• _WHAT YOU HAVE TO DO_: Pictures stay out of the copy. Repeat exactly the lines from the first entry below through the line that contains "cbar_ticks = [-5, -4, -3, -2]", and nothing beyond.

• _RECORDS TO USE_:

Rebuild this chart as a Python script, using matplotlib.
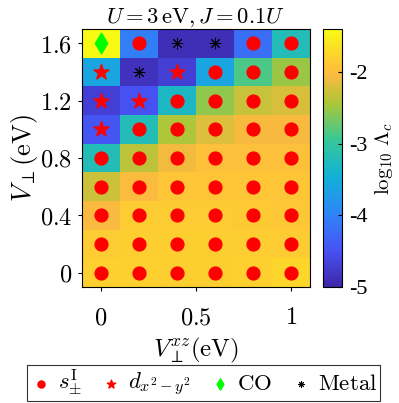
import numpy as np
import matplotlib
matplotlib.use("Agg")
import matplotlib.pyplot as plt
from matplotlib.colors import LinearSegmentedColormap

plt.rcParams["mathtext.fontset"] = "cm"
plt.rcParams["font.family"] = "DejaVu Serif"

# data
v_xz = [0.0, 0.2, 0.4, 0.6, 0.8, 1.0]
v_perp = [0.0, 0.2, 0.4, 0.6, 0.8, 1.0, 1.2, 1.4, 1.6]
# log10 Lambda_c, rows follow v_perp (bottom to top), columns follow v_xz
log_lambda = [
    [-1.80, -1.80, -1.81, -1.81, -1.80, -1.74],
    [-1.84, -1.82, -1.82, -1.82, -1.83, -1.85],
    [-2.05, -1.85, -1.84, -1.84, -1.86, -1.88],
    [-2.28, -2.02, -1.90, -1.90, -1.90, -1.90],
    [-3.20, -2.35, -2.10, -1.95, -1.95, -1.95],
    [-4.45, -3.20, -2.42, -2.20, -2.07, -2.07],
    [-4.70, -4.50, -3.30, -2.55, -2.30, -2.22],
    [-3.60, -4.85, -4.70, -3.60, -2.85, -2.50],
    [-1.40, -4.05, -4.90, -4.90, -4.20, -3.20],
]
# S = s+-, D = d_{x2-y2}, C = CO, M = Metal
phase = [
    "SSSSSS",
    "SSSSSS",
    "SSSSSS",
    "SSSSSS",
    "SSSSSS",
    "DSSSSS",
    "DDSSSS",
    "DMDSSS",
    "CSMMSS",
]
cbar_ticks = [-5, -4, -3, -2]

parula = LinearSegmentedColormap.from_list("parula", [
    (0.000, (0.2422, 0.1504, 0.6603)),
    (0.143, (0.2810, 0.3228, 0.9579)),
    (0.286, (0.1786, 0.5289, 0.9682)),
    (0.429, (0.0689, 0.6948, 0.8394)),
    (0.571, (0.2161, 0.7843, 0.5923)),
    (0.714, (0.6720, 0.7793, 0.2227)),
    (0.820, (0.9850, 0.7300, 0.2500)),
    (0.857, (0.9970, 0.7659, 0.2199)),
    (1.000, (0.9769, 0.9839, 0.0805)),
])

fig = plt.figure(figsize=(3.99, 4.03), dpi=100)
ax = fig.add_axes([0.2055, 0.288, 0.571, 0.640])
cax = fig.add_axes([0.809, 0.288, 0.0476, 0.640])

z = np.array(log_lambda)
dx = v_xz[1] - v_xz[0]
dy = v_perp[1] - v_perp[0]
im = ax.imshow(z, origin="lower", cmap=parula, vmin=-5, vmax=-1.4, aspect="auto",
               extent=[v_xz[0] - dx / 2, v_xz[-1] + dx / 2,
                       v_perp[0] - dy / 2, v_perp[-1] + dy / 2])

styles = {
    "S": dict(marker="o", color="red", s=85, label=r"$s_{\pm}^{\mathrm{I}}$"),
    "D": dict(marker="*", color="red", s=130, label=r"$d_{x^2-y^2}$"),
    "C": dict(marker="d", color="#00ff00", s=110, label=r"$\mathrm{CO}$"),
    "M": dict(marker=(8, 2, 0), color="black", s=60, linewidths=0.7,
              label=r"$\mathrm{Metal}$"),
}
for key in "SDCM":
    xs, ys = [], []
    for i, row in enumerate(phase):
        for j, p in enumerate(row):
            if p == key:
                xs.append(v_xz[j])
                ys.append(v_perp[i])
    ax.scatter(xs, ys, zorder=3, **styles[key])

ax.set_xlim(v_xz[0] - dx / 2, v_xz[-1] + dx / 2)
ax.set_ylim(v_perp[0] - dy / 2, v_perp[-1] + dy / 2)
ax.set_xticks([0, 0.5, 1])
ax.set_xticklabels([r"$0$", r"$0.5$", r"$1$"])
ax.set_yticks([0, 0.4, 0.8, 1.2, 1.6])
ax.set_yticklabels([r"$0$", r"$0.4$", r"$0.8$", r"$1.2$", r"$1.6$"])
ax.tick_params(labelsize=17.5, length=3, width=0.8)
ax.tick_params(axis="x", pad=11)
ax.tick_params(axis="y", pad=4)
ax.set_xlabel(r"$V_{\perp}^{xz}(\mathrm{eV})$", fontsize=18, labelpad=5)
ax.set_ylabel(r"$V_{\perp}(\mathrm{eV})$", fontsize=19, labelpad=0)
ax.set_title(r"$U = 3\,\mathrm{eV}, J = 0.1U$", fontsize=16.3, pad=3)
for sp in ax.spines.values():
    sp.set_linewidth(0.8)

cb = fig.colorbar(im, cax=cax, ticks=cbar_ticks)
cb.ax.tick_params(direction="in", length=3, width=0.8, labelsize=16, pad=5)
cb.ax.set_yticklabels([f"-{abs(t)}" for t in cbar_ticks], family="Liberation Serif")
cb.set_label(r"$\log_{10}\,\Lambda_c$", fontsize=15, labelpad=4)
cb.outline.set_linewidth(0.8)

leg = fig.legend(*ax.get_legend_handles_labels(), loc="lower center",
                 bbox_to_anchor=(0.51, 0.0), ncol=4, fontsize=16.5, markerscale=0.55,
                 frameon=True, fancybox=False, edgecolor="black", handletextpad=0.25,
                 columnspacing=0.75, borderpad=0.1, borderaxespad=0.1,
                 handlelength=1.0)
leg.get_frame().set_linewidth(0.8)

fig.savefig("out.png", dpi=100)
plt.close()
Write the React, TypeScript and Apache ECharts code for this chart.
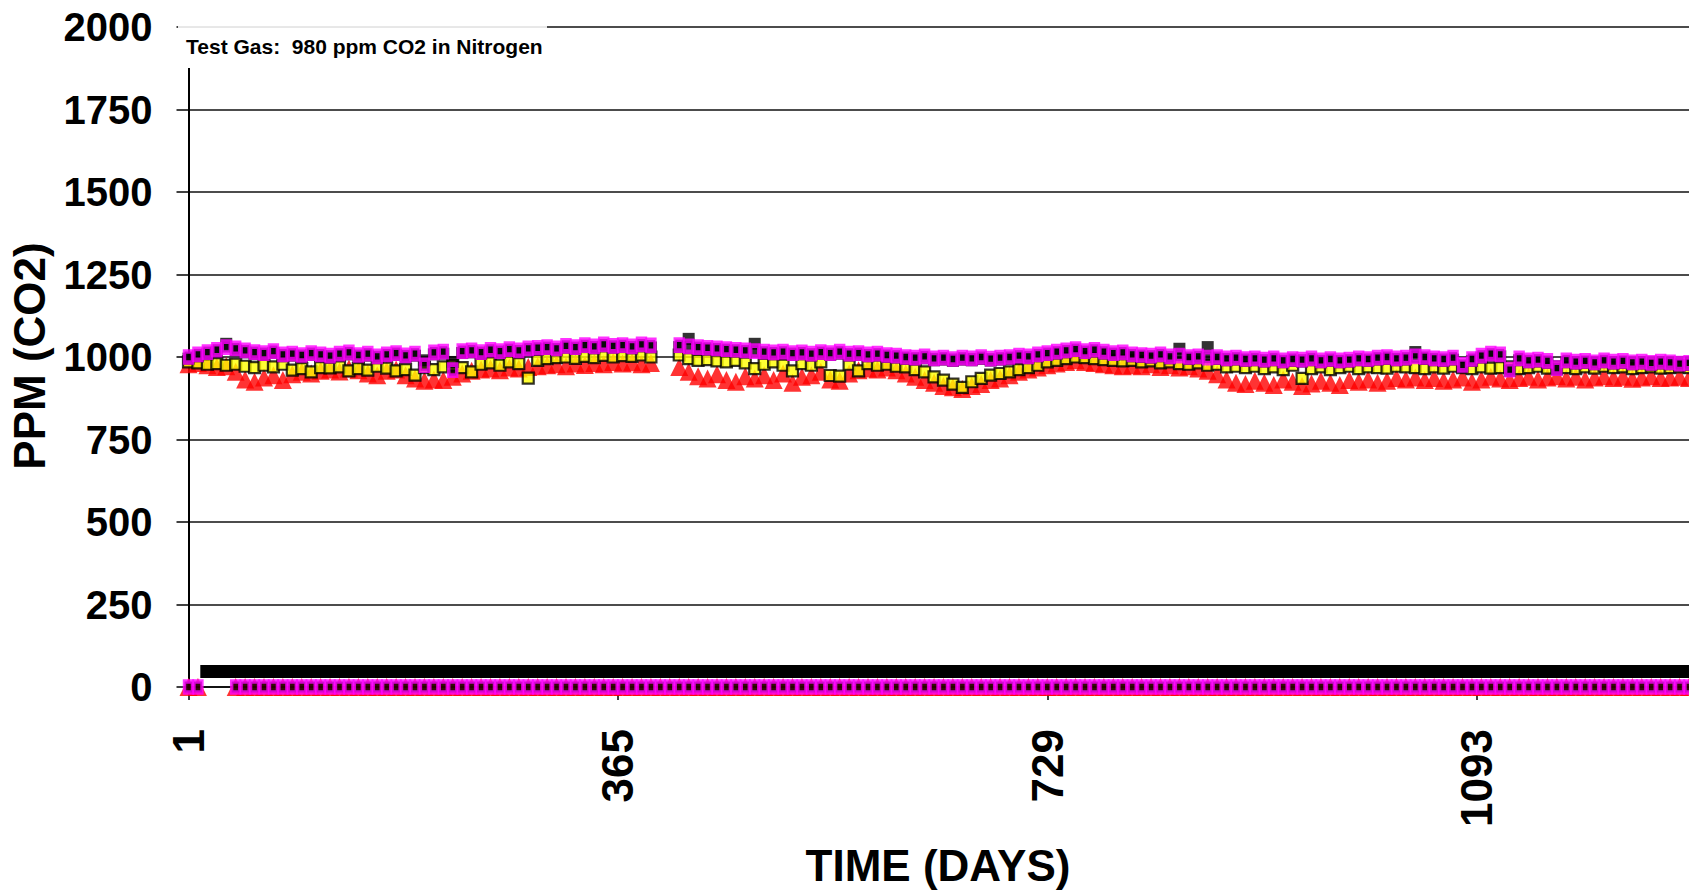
import React, { useEffect, useRef } from "react";
import * as echarts from "echarts";

// Sampling days (every 8th day of the record)
const DAYS = [1,9,17,25,33,41,49,57,65,73,81,89,97,105,113,121,129,137,145,153,161,169,177,185,193,201,209,217,225,233,241,249,257,265,273,281,289,297,305,313,321,329,337,345,353,361,369,377,385,393,401,409,417,425,433,441,449,457,465,473,481,489,497,505,513,521,529,537,545,553,561,569,577,585,593,601,609,617,625,633,641,649,657,665,673,681,689,697,705,713,721,729,737,745,753,761,769,777,785,793,801,809,817,825,833,841,849,857,865,873,881,889,897,905,913,921,929,937,945,953,961,969,977,985,993,1001,1009,1017,1025,1033,1041,1049,1057,1065,1073,1081,1089,1097,1105,1113,1121,1129,1137,1145,1153,1161,1169,1177,1185,1193,1201,1209,1217,1225,1233,1241,1249,1257,1265,1273];

const MAGENTA = [
  1000,1008,1015,1022,1030,1026,1020,1015,1012,1018,
  1008,1010,1006,1012,1008,1004,1010,1014,1006,1010,
  1002,1008,1012,1005,1010,975,1014,1016,960,1018,
  1020,1015,1022,1018,1024,1020,1026,1028,1030,1026,
  1034,1030,1036,1032,1038,1034,1036,1032,1038,1035,
  null,null,1036,1032,1030,1028,1026,1024,1022,1020,
  1018,1016,1014,1016,1012,1014,1010,1015,1012,1016,
  1010,1012,1008,1010,1006,1004,1000,998,1002,996,
  998,994,998,996,1000,995,998,1000,1004,1002,
  1008,1012,1016,1020,1024,1018,1022,1016,1012,1014,
  1008,1006,1004,1008,1002,1004,1000,1002,998,1000,
  996,998,994,996,992,996,990,994,992,996,
  990,994,990,992,996,994,998,1000,996,998,
  1002,1000,996,994,998,976,994,1004,1010,1008,
  962,996,990,992,988,966,990,986,988,984,
  990,986,988,984,986,982,986,984,980,982,
];

const YELLOW = [
  985,982,978,980,975,978,972,968,975,970,
  978,960,965,955,968,967,970,958,965,960,
  972,966,958,962,945,968,962,970,975,968,
  955,978,982,975,985,980,936,990,995,998,
  1000,996,1002,998,1005,1000,1004,1002,1006,1000,
  null,null,1006,995,990,992,988,985,990,982,
  965,978,985,975,958,980,975,985,944,942,
  978,958,980,975,978,972,970,962,955,940,
  930,918,908,925,935,945,950,955,962,968,
  975,985,990,995,1000,998,995,992,990,988,
  990,985,988,982,985,980,978,982,975,978,
  970,972,968,972,965,970,962,975,935,965,
  970,962,968,972,965,970,968,966,972,970,
  968,965,970,966,972,968,965,970,966,968,
  970,965,968,972,966,970,968,965,970,966,
  972,968,970,965,968,970,966,968,970,968,
];

const RED = [
  978,982,975,970,972,955,932,925,938,945,
  930,948,955,950,958,962,956,965,960,950,
  945,958,962,945,935,928,932,930,940,950,
  958,962,965,960,968,965,970,972,975,978,
  972,980,976,982,978,985,980,984,978,982,
  null,null,970,955,942,935,948,930,925,942,
  935,945,930,950,922,940,945,955,932,928,
  950,960,965,962,968,960,950,940,930,922,
  912,908,903,912,918,930,935,945,955,962,
  968,975,980,985,990,985,982,978,975,972,
  975,972,978,970,975,968,972,965,958,948,
  932,922,918,928,922,915,932,925,912,920,
  928,922,915,930,925,932,922,928,936,932,
  938,930,936,928,932,938,925,932,940,935,
  930,936,940,932,938,942,935,940,932,938,
  942,936,940,934,938,942,936,938,940,936,
];

const BLACK = [
  995,1002,1008,1015,1040,1020,1014,1008,1006,1012,
  1002,1004,1000,1006,1002,998,1004,1008,1000,1004,
  996,1002,1006,999,1004,990,1008,1010,985,1012,
  1014,1009,1016,1012,1018,1014,1020,1022,1024,1020,
  1028,1024,1030,1026,1032,1028,1030,1026,1032,1029,
  null,null,1030,1055,1024,1022,1020,1018,1016,1014,
  1040,1010,1008,1010,1006,1008,1004,1009,1006,1010,
  1004,1006,1002,1004,1000,998,994,992,996,990,
  992,988,992,990,994,989,992,994,998,996,
  1002,1006,1010,1014,1018,1012,1016,1010,1006,1008,
  1002,1000,998,1002,996,1025,994,996,1030,994,
  990,992,988,990,986,990,984,988,986,990,
  984,988,984,986,990,988,992,994,990,992,
  1015,994,990,988,992,970,988,998,1004,1002,
  958,990,984,986,982,962,984,980,982,978,
  984,980,982,978,980,976,980,978,974,976,
];

// Readings of zero (day ranges) and the black baseline band near 47 ppm
const ZERO_RANGES = [[1, 9], [41, 1273]];
const ZERO_VALUE = 0;
const BAND_DAYS = [11, 1273];
const BAND_VALUE = 47;

const X_MIN = 1;
const X_MAX = 1273;
const X_TICKS = [1, 365, 729, 1093];
const Y_MIN = 0;
const Y_MAX = 2000;
const Y_STEP = 250;

const TITLE_X = "TIME (DAYS)";
const TITLE_Y = "PPM (CO2)";
const NOTE = "Test Gas:  980 ppm CO2 in Nitrogen";

const FONT = "Liberation Sans, Arial, sans-serif";

function pairs(vals: (number | null)[]) {
  return DAYS.map((d, i) => [d, vals[i]]).filter((p) => p[1] != null);
}

const zeroPts = DAYS.filter((d) => ZERO_RANGES.some(([a, b]) => d >= a && d <= b)).map((d) => [d, ZERO_VALUE]);

const magentaStyle = {
  symbol: "rect",
  symbolSize: [8, 11],
  itemStyle: { color: "#000000", borderColor: "#ff00ff", borderWidth: 4 },
};

const plain = (v: number) => String(v);

export default function App() {
  const ref = useRef<HTMLDivElement>(null);
  useEffect(() => {
    if (!ref.current) return;
    const chart = echarts.init(ref.current, null, { renderer: "svg" });
    chart.setOption({
      animation: false,
      backgroundColor: "#ffffff",
      grid: { left: 188.5, top: 27, right: 0, bottom: 206, containLabel: false },
      xAxis: {
        type: "value",
        min: X_MIN,
        max: X_MAX,
        axisLine: { show: true, onZero: false, lineStyle: { color: "#000", width: 1.5 } },
        axisTick: { show: true, customValues: X_TICKS, length: 13, lineStyle: { color: "#000", width: 1.5 } },
        axisLabel: {
          customValues: X_TICKS,
          formatter: plain,
          rotate: 90,
          margin: 42,
          fontSize: 44,
          fontWeight: "bold",
          fontFamily: FONT,
          color: "#000",
        },
        splitLine: { show: false },
      },
      yAxis: {
        type: "value",
        min: Y_MIN,
        max: Y_MAX,
        interval: Y_STEP,
        axisLine: { show: true, lineStyle: { color: "#000", width: 2 } },
        axisTick: { show: true, length: 12, lineStyle: { color: "#000", width: 1.5 } },
        axisLabel: {
          formatter: plain,
          margin: 36,
          fontSize: 40,
          fontWeight: "bold",
          fontFamily: FONT,
          color: "#000",
        },
        splitLine: { show: true, lineStyle: { color: "#111", width: 1.5 } },
      },
      series: [
        {
          type: "scatter",
          clip: false,
          symbol: "triangle",
          symbolSize: 18,
          itemStyle: { color: "#ff0000" },
          data: pairs(RED),
        },
        {
          type: "scatter",
          clip: false,
          symbol: "triangle",
          symbolSize: 18,
          itemStyle: { color: "#ff0000" },
          data: zeroPts,
        },
        {
          type: "line",
          clip: false,
          symbol: "none",
          lineStyle: { color: "#000", width: 13, cap: "butt" },
          data: BAND_DAYS.map((d) => [d, BAND_VALUE]),
        },
        {
          type: "scatter",
          clip: false,
          symbol: "rect",
          symbolSize: 11,
          itemStyle: { color: "#ffff00", borderColor: "#000", borderWidth: 2.2 },
          data: pairs(YELLOW),
        },
        {
          type: "scatter",
          clip: false,
          symbol: "rect",
          symbolSize: 12,
          itemStyle: { color: "#000" },
          data: pairs(BLACK),
        },
        { type: "scatter", clip: false, ...magentaStyle, data: pairs(MAGENTA) },
        { type: "scatter", clip: false, ...magentaStyle, data: zeroPts },
      ],
      graphic: [
        {
          type: "rect",
          z: 100,
          shape: { x: 178, y: 18, width: 369, height: 50 },
          style: { fill: "#ffffff" },
        },
        {
          type: "line",
          z: 101,
          shape: { x1: 178, y1: 27, x2: 547, y2: 27 },
          style: { stroke: "#d0d0d0", lineWidth: 1 },
        },
        {
          type: "text",
          z: 102,
          x: 186,
          y: 46,
          style: {
            text: NOTE,
            fontSize: 21,
            fontWeight: "bold",
            fontFamily: FONT,
            fill: "#000",
            textAlign: "left",
            textVerticalAlign: "middle",
          },
        },
        {
          type: "text",
          z: 102,
          x: 938,
          y: 865,
          style: {
            text: TITLE_X,
            fontSize: 44,
            fontWeight: "bold",
            fontFamily: FONT,
            fill: "#000",
            textAlign: "center",
            textVerticalAlign: "middle",
          },
        },
        {
          type: "text",
          z: 102,
          x: 29,
          y: 356,
          rotation: Math.PI / 2,
          style: {
            text: TITLE_Y,
            fontSize: 44,
            fontWeight: "bold",
            fontFamily: FONT,
            fill: "#000",
            textAlign: "center",
            textVerticalAlign: "middle",
          },
        },
      ],
    });
    return () => chart.dispose();
  }, []);
  return (
    <div
      ref={ref}
      style={{ position: "fixed", left: 0, top: 0, width: 1689, height: 893, background: "#fff" }}
    />
  );
}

• _COMPLETED TASK_:
Rebuild this chart as a Python script, using matplotlib.
import numpy as np
import matplotlib
matplotlib.use("Agg")
import matplotlib.pyplot as plt
from matplotlib.colors import LinearSegmentedColormap

plt.rcParams["mathtext.fontset"] = "cm"
plt.rcParams["font.family"] = "DejaVu Serif"

# data
v_xz = [0.0, 0.2, 0.4, 0.6, 0.8, 1.0]
v_perp = [0.0, 0.2, 0.4, 0.6, 0.8, 1.0, 1.2, 1.4, 1.6]
# log10 Lambda_c, rows follow v_perp (bottom to top), columns follow v_xz
log_lambda = [
    [-1.80, -1.80, -1.81, -1.81, -1.80, -1.74],
    [-1.84, -1.82, -1.82, -1.82, -1.83, -1.85],
    [-2.05, -1.85, -1.84, -1.84, -1.86, -1.88],
    [-2.28, -2.02, -1.90, -1.90, -1.90, -1.90],
    [-3.20, -2.35, -2.10, -1.95, -1.95, -1.95],
    [-4.45, -3.20, -2.42, -2.20, -2.07, -2.07],
    [-4.70, -4.50, -3.30, -2.55, -2.30, -2.22],
    [-3.60, -4.85, -4.70, -3.60, -2.85, -2.50],
    [-1.40, -4.05, -4.90, -4.90, -4.20, -3.20],
]
# S = s+-, D = d_{x2-y2}, C = CO, M = Metal
phase = [
    "SSSSSS",
    "SSSSSS",
    "SSSSSS",
    "SSSSSS",
    "SSSSSS",
    "DSSSSS",
    "DDSSSS",
    "DMDSSS",
    "CSMMSS",
]
cbar_ticks = [-5, -4, -3, -2]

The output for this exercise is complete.